Em Revoltar, inspirado na biografia da ativista e professora cubana Fidelina Gonzalez, Eu fui um soldado de Fidel, escrita por Renata Palottini, os meandros das ditaduras e das lutas de classe centrais na biografia dão lugar à profusão metafórica e poética que se apropria do entendimento sobre a vida da personagem. Esse parece ser um recurso usual nos textos de Dione Carlos: os discursos que se desencontram em meio à profusão de metáforas, de reflexões e frases poéticas de efeito. Tanto em Mamute quanto em Revoltar, esses recursos se repetem. Ambos os textos se inspiram e se baseiam em biografias, reportagens biográficas. O fato de que essas narrativas parecem se dissolver em meio a reflexões desencontradas leva a dramaturgia a outro lugar, a outras dinâmicas ou nuances de interpretação. Não estamos mais falando sobre uma personagem específica, ou período ou fato histórico específicos, mas sobre outra coisa. Os biografados, os fatos, são um mote em que a narrativa ou mesmo a recriação poética não se fixam. É sobre outra coisa que Dione Carlos fala. Sobre a sua visão particular, sobre as inquietações que lhe são importantes e onde mergulha na potência metafórica de suas personagens.

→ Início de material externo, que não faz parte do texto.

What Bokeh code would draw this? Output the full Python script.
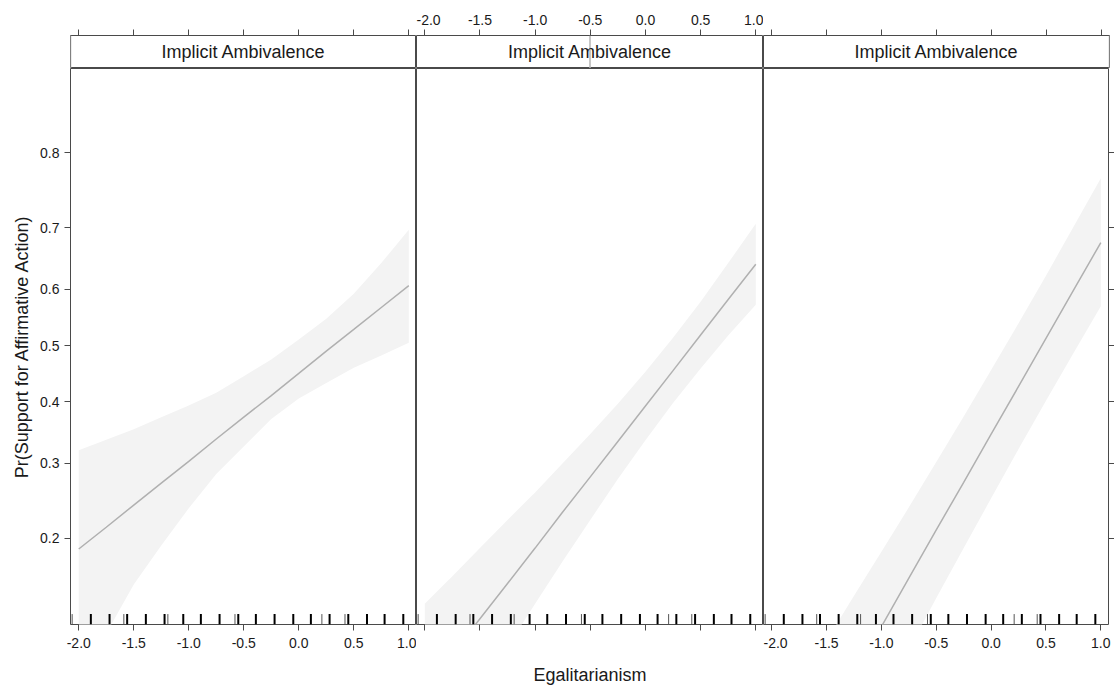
import numpy as np
from bokeh.plotting import figure
from bokeh.layouts import row, column
from bokeh.models import Range1d, FixedTicker, CustomJSTickFormatter, LinearAxis, Label
from bokeh.embed import file_html
from bokeh.resources import INLINE

# ---------------- data ----------------
strip_label = "Implicit Ambivalence"
x_title = "Egalitarianism"
y_title = "Pr(Support for Affirmative Action)"

egal = [-2.0, -1.75, -1.5, -1.25, -1.0, -0.75, -0.5, -0.25, 0.0, 0.25, 0.5, 0.75, 1.0]

p1_fit = [0.188, 0.213, 0.241, 0.271, 0.303, 0.338, 0.374, 0.411, 0.450, 0.490, 0.529, 0.568, 0.606]
p1_upper = [0.320, 0.337, 0.354, 0.374, 0.394, 0.416, 0.445, 0.475, 0.511, 0.548, 0.592, 0.644, 0.697]
p1_lower = [0.083, 0.112, 0.152, 0.192, 0.237, 0.284, 0.326, 0.371, 0.406, 0.433, 0.460, 0.482, 0.505]

p2_fit = [0.078, 0.098, 0.123, 0.153, 0.189, 0.232, 0.280, 0.334, 0.393, 0.455, 0.519, 0.582, 0.642]
p2_upper = [0.135, 0.160, 0.189, 0.222, 0.258, 0.300, 0.346, 0.397, 0.453, 0.514, 0.578, 0.644, 0.706]
p2_lower = [0.043, 0.058, 0.078, 0.103, 0.135, 0.175, 0.222, 0.277, 0.336, 0.398, 0.459, 0.518, 0.573]

p3_fit = [0.032, 0.045, 0.063, 0.086, 0.117, 0.158, 0.210, 0.272, 0.346, 0.427, 0.513, 0.598, 0.677]
p3_upper = [0.061, 0.081, 0.107, 0.142, 0.185, 0.238, 0.302, 0.375, 0.456, 0.540, 0.623, 0.701, 0.769]
p3_lower = [0.017, 0.025, 0.036, 0.051, 0.072, 0.101, 0.140, 0.189, 0.250, 0.322, 0.402, 0.486, 0.570]

# relative position of the conditioning level shown in each strip
strip_level = [0.0, 0.5, 1.0]

rug_thick = [-1.89, -1.72, -1.56, -1.39, -1.22, -1.05, -0.89, -0.72, -0.55,
             -0.39, -0.22, -0.05, 0.11, 0.28, 0.45, 0.62, 0.78, 0.95]
rug_thin = [-2.06, -1.59, -1.19, -0.58, 0.21, 0.42]

x_ticks = [-2.0, -1.5, -1.0, -0.5, 0.0, 0.5, 1.0]
y_ticks = [0.2, 0.3, 0.4, 0.5, 0.6, 0.7, 0.8]

panels = [(p1_fit, p1_lower, p1_upper), (p2_fit, p2_lower, p2_upper), (p3_fit, p3_lower, p3_upper)]


def logit(p):
    p = np.asarray(p, dtype=float)
    return np.log(p / (1.0 - p))


# ---------------- style / layout ----------------
FONT = "Liberation Sans"
X0, X1 = -2.075, 1.07
Y0, Y1 = -2.006, 1.992
FRAME_W = [346, 347, 346]
BL, BR, BT, BB = 70, 5, 35, 53
STRIP_H, PANEL_H = 33, 566
EDGE = "#4a4a4a"
TXT = "#1a1a1a"

xfmt = CustomJSTickFormatter(code="return tick.toFixed(1);")
yfmt = CustomJSTickFormatter(code="return (1/(1+Math.exp(-tick))).toFixed(1);")
yt = [float(v) for v in logit(y_ticks)]


def style_axis(ax, labels, standoff=5):
    ax.major_tick_out = 6
    ax.major_tick_in = 0
    ax.minor_tick_out = 0
    ax.minor_tick_in = 0
    ax.axis_line_color = None
    ax.major_tick_line_color = EDGE
    ax.major_label_text_font = FONT
    ax.major_label_text_font_size = "14px"
    ax.major_label_standoff = standoff
    ax.major_label_text_color = TXT if labels else None
    ax.axis_label_text_font = FONT
    ax.axis_label_text_font_size = "18px"
    ax.axis_label_text_font_style = "normal"
    ax.axis_label_text_color = TXT


def base_fig(i, height, top, bottom, yr, xr):
    left = BL if i == 0 else 0
    right = BR if i == 2 else 0
    f = figure(width=FRAME_W[i] + left + right, height=height,
               x_range=xr, y_range=yr,
               output_backend="svg", toolbar_location=None,
               x_axis_location=None, y_axis_location=None,
               min_border=0, min_border_left=left, min_border_right=right,
               min_border_top=top, min_border_bottom=bottom)
    f.grid.visible = False
    f.outline_line_color = EDGE
    f.outline_line_width = 1
    f.background_fill_color = "white"
    f.border_fill_color = "white"
    return f


strips, plots = [], []
for i, (fit, lo, up) in enumerate(panels):
    xr = Range1d(X0, X1)
    # strip
    s = base_fig(i, BT + STRIP_H, BT, 0, Range1d(0, 1), xr)
    ax = LinearAxis(ticker=FixedTicker(ticks=x_ticks), formatter=xfmt)
    style_axis(ax, labels=(i == 1))
    s.add_layout(ax, "above")
    xm = X0 + strip_level[i] * (X1 - X0)
    s.segment(x0=[xm], y0=[0], x1=[xm], y1=[1], line_color="#b5b5b5", line_width=1.5)
    s.add_layout(Label(x=(X0 + X1) / 2, y=0.5, text=strip_label, text_align="center",
                       text_baseline="middle", text_font=FONT, text_font_size="18px",
                       text_color=TXT))
    strips.append(s)

    # panel
    p = base_fig(i, PANEL_H + BB, 0, BB, Range1d(Y0, Y1), xr)
    p.varea(x=egal, y1=logit(lo), y2=logit(up), fill_color="#f3f3f3")
    p.line(x=egal, y=logit(fit), line_color="#b0b0b0", line_width=1.5)
    p.segment(x0=rug_thin, y0=[Y0] * len(rug_thin), x1=rug_thin, y1=[Y0 + 0.075] * len(rug_thin),
              line_color="#555555", line_width=1)
    p.segment(x0=rug_thick, y0=[Y0] * len(rug_thick), x1=rug_thick, y1=[Y0 + 0.075] * len(rug_thick),
              line_color="black", line_width=2)

    bx = LinearAxis(ticker=FixedTicker(ticks=x_ticks), formatter=xfmt)
    style_axis(bx, labels=(i != 1), standoff=7)
    if i == 1:
        bx.axis_label = x_title
        bx.axis_label_standoff = 34
    p.add_layout(bx, "below")

    if i == 0:
        ly = LinearAxis(ticker=FixedTicker(ticks=yt), formatter=yfmt)
        style_axis(ly, labels=True)
        ly.axis_label = y_title
        ly.axis_label_standoff = 5
        p.add_layout(ly, "left")
    if i == 2:
        ry = LinearAxis(ticker=FixedTicker(ticks=yt), formatter=yfmt)
        style_axis(ry, labels=False)
        p.add_layout(ry, "right")
    plots.append(p)

layout = column(row(*strips, spacing=0), row(*plots, spacing=0), spacing=0)

with open("out.html", "w") as fh:
    fh.write(file_html(layout, INLINE))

Caim é baseado no romance homônimo de José Saramago, que, por sua vez, toma como inspiração os primeiros livros bíblicos, configura-se como uma apropriação das narrativas do Pentateuco em direção a dilemas profundamente contemporâneos. Diferentemente dos textos anteriores, onde a profusão de metáforas por vezes extrapola a clareza que o relato histórico ou biográfico teoricamente pressupõe, em Caim as dinâmicas narrativas e os paralelos com as obras originais tomam formas díspares, novas interpretações e correlações com os problemas que interessam à autora, mas que estão intimamente relacionados com a obra original.
Não apenas o apagamento da memória dos povos negros, ocasionado também pelo contínuo e secular genocídio a que são submetidos, é problematizado poeticamente por Dione Carlos em seus textos, mas também o estigma de uma ascendência imaginada, ligada ao preconceito estrutural que associa os povos negros ao crime, à devassidão e à lassidão, que, por sua vez, relaciona-se à ascendência do personagem bíblico de Caim, e também ao surgimento e desaparecimento na narrativa bíblica de Lilith, a primeira mulher, anterior a Eva na tradição cristã. Metáforas potentes em sua associação e correlações, em sua forma e força poética.

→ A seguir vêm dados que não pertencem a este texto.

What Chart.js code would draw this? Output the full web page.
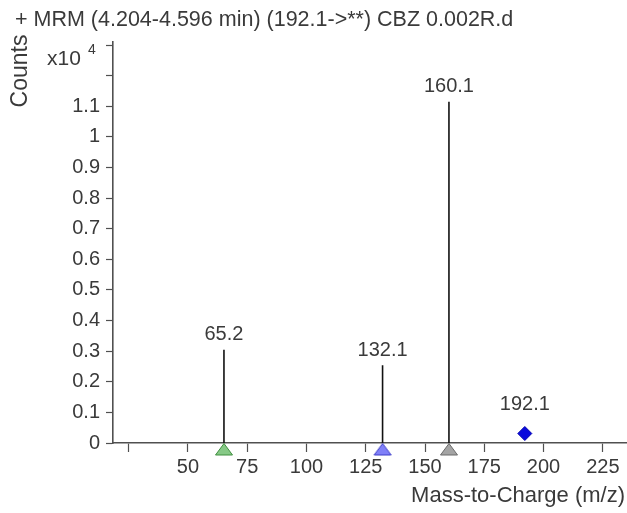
<!DOCTYPE html>
<html>
<head>
<meta charset="utf-8">
<script src="https://cdn.jsdelivr.net/npm/chart.js@4/dist/chart.umd.min.js"></script>
<style>
  html, body { margin: 0; padding: 0; background: #fff; }
  #wrap { width: 627px; height: 513px; position: relative; }
</style>
</head>
<body>
<div id="wrap"><canvas id="c" width="627" height="513"></canvas></div>
<script>
// ---- data (intensities in units of x10^4 counts) ----
const titleText = '+ MRM (4.204-4.596 min) (192.1->**) CBZ 0.002R.d';
const fragmentMz = [65.2, 132.1, 160.1];
const fragmentIntensity = [0.305, 0.254, 1.115];
const fragmentLabels = ['65.2', '132.1', '160.1'];
const precursorMz = [192.1];
const precursorIntensity = [0.031];
const precursorLabels = ['192.1'];
const xTickValues = [25, 50, 75, 100, 125, 150, 175, 200, 225];
const yTickValues = [0, 0.1, 0.2, 0.3, 0.4, 0.5, 0.6, 0.7, 0.8, 0.9, 1, 1.1, 1.2, 1.3];
const yLabelledMax = 1.1;
const xRange = [18.4, 235.2];
const yRange = [0, 1.31];

// ---- styles ----
const FONT = '"Liberation Sans", Arial, sans-serif';
const TEXT = '#3a3a3a';
const AXIS = '#505050';
const fragFill = ['#86c986', '#8080f8', '#a4a4a4'];
const fragEdge = ['#3f8f3f', '#3c3cc8', '#6a6a6a'];

function triangleCanvas(fill, edge) {
  const w = 20, h = 26;
  const cv = document.createElement('canvas');
  cv.width = w; cv.height = h;
  const g = cv.getContext('2d');
  g.beginPath();
  g.moveTo(w / 2, 13.5);
  g.lineTo(1.5, 25);
  g.lineTo(w - 1.5, 25);
  g.closePath();
  g.fillStyle = fill; g.fill();
  g.lineWidth = 1; g.strokeStyle = edge; g.stroke();
  return cv;
}

const datasets = [];
fragmentMz.forEach((mz, i) => {
  datasets.push({
    type: 'line',
    data: [{x: mz, y: 0}, {x: mz, y: fragmentIntensity[i]}],
    borderColor: '#111', borderWidth: 1.6, pointRadius: 0, clip: false,
    peakLabel: fragmentLabels[i], labelGap: 15
  });
});
fragmentMz.forEach((mz, i) => {
  datasets.push({
    type: 'scatter',
    data: [{x: mz, y: 0}],
    pointStyle: triangleCanvas(fragFill[i], fragEdge[i]),
    pointRadius: 10, clip: false
  });
});
datasets.push({
  type: 'scatter',
  data: precursorMz.map((m, i) => ({x: m, y: precursorIntensity[i]})),
  pointStyle: 'rectRot', pointRadius: 7,
  backgroundColor: '#0a0adc', borderColor: '#0000b0', borderWidth: 1,
  clip: false, peakLabels: precursorLabels, labelGap: 29
});

const fmt = v => String(Number(v.toFixed(1)));

const textPlugin = {
  id: 'texts',
  afterDatasetsDraw(chart) {
    const ctx = chart.ctx;
    const xs = chart.scales.x, ys = chart.scales.y;
    ctx.save();
    ctx.fillStyle = TEXT;
    ctx.font = '20px ' + FONT;
    ctx.textAlign = 'center'; ctx.textBaseline = 'middle';
    chart.data.datasets.forEach(ds => {
      if (ds.peakLabel) {
        const top = ds.data[1];
        ctx.fillText(ds.peakLabel, xs.getPixelForValue(top.x), ys.getPixelForValue(top.y) - ds.labelGap);
      }
      if (ds.peakLabels) {
        ds.data.forEach((p, i) => {
          ctx.fillText(ds.peakLabels[i], xs.getPixelForValue(p.x), ys.getPixelForValue(p.y) - ds.labelGap);
        });
      }
    });
    ctx.textAlign = 'left';
    ctx.font = '21.5px ' + FONT;
    ctx.fillText(titleText, 15, 20);
    ctx.font = '21px ' + FONT;
    ctx.fillText('x10', 47, 59);
    ctx.font = '14px ' + FONT;
    ctx.fillText('4', 88, 50);
    ctx.save();
    ctx.translate(21, 71);
    ctx.rotate(-Math.PI / 2);
    ctx.textAlign = 'center';
    ctx.font = '23px ' + FONT;
    ctx.fillText('Counts', 0, 0);
    ctx.restore();
    ctx.textAlign = 'right';
    ctx.font = '22px ' + FONT;
    ctx.fillText('Mass-to-Charge (m/z)', 625, 496);
    ctx.restore();
  }
};

new Chart(document.getElementById('c'), {
  type: 'scatter',
  data: { datasets },
  options: {
    responsive: false,
    animation: false,
    events: [],
    layout: { autoPadding: false, padding: { left: 0, right: 0, top: 42, bottom: 0 } },
    plugins: { legend: { display: false }, tooltip: { enabled: false }, title: { display: false } },
    scales: {
      x: {
        type: 'linear', min: xRange[0], max: xRange[1],
        afterFit: s => { s.height = 70; s.paddingLeft = 0; s.paddingRight = 0; },
        afterBuildTicks: s => { s.ticks = xTickValues.map(v => ({value: v})); },
        grid: { drawOnChartArea: false, drawTicks: true, tickLength: 9, tickColor: AXIS, tickWidth: 1.2 },
        border: { color: AXIS, width: 1.6 },
        ticks: {
          autoSkip: false, maxRotation: 0, padding: 3,
          color: TEXT, font: { family: FONT, size: 20 },
          callback: v => (v === 25 ? '' : String(v))
        }
      },
      y: {
        type: 'linear', min: yRange[0], max: yRange[1],
        afterFit: s => { s.width = 113; s.paddingTop = 0; s.paddingBottom = 0; },
        afterBuildTicks: s => { s.ticks = yTickValues.map(v => ({value: v})); },
        grid: { drawOnChartArea: false, drawTicks: true, tickLength: 7, tickColor: AXIS, tickWidth: 1.2 },
        border: { color: AXIS, width: 1.6 },
        ticks: {
          autoSkip: false, padding: 6,
          color: TEXT, font: { family: FONT, size: 20 },
          callback: v => (v > yLabelledMax + 1e-9 ? '' : fmt(v))
        }
      }
    }
  },
  plugins: [textPlugin]
});
</script>
</body>
</html>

Dione Carlos é uma das mais importantes dramaturgas negras em atividade no país, capaz de problematizar e refletir sobre alguns dos temas mais urgentes e controversos do cotidiano brasileiro contemporâneo, sem, contudo, descuidar do trabalho com a linguagem, com a beleza e inteligência de suas metáforas. Palavra Viva é um livro difícil e belo, escrito para ser lido mais de uma vez, confundindo-se ou mesclando-se entre o poema e a dramaturgia.
Palavra Viva - Dramaturgias de Dione Carlos
Editora Aquilombô - 2022. 162 páginas.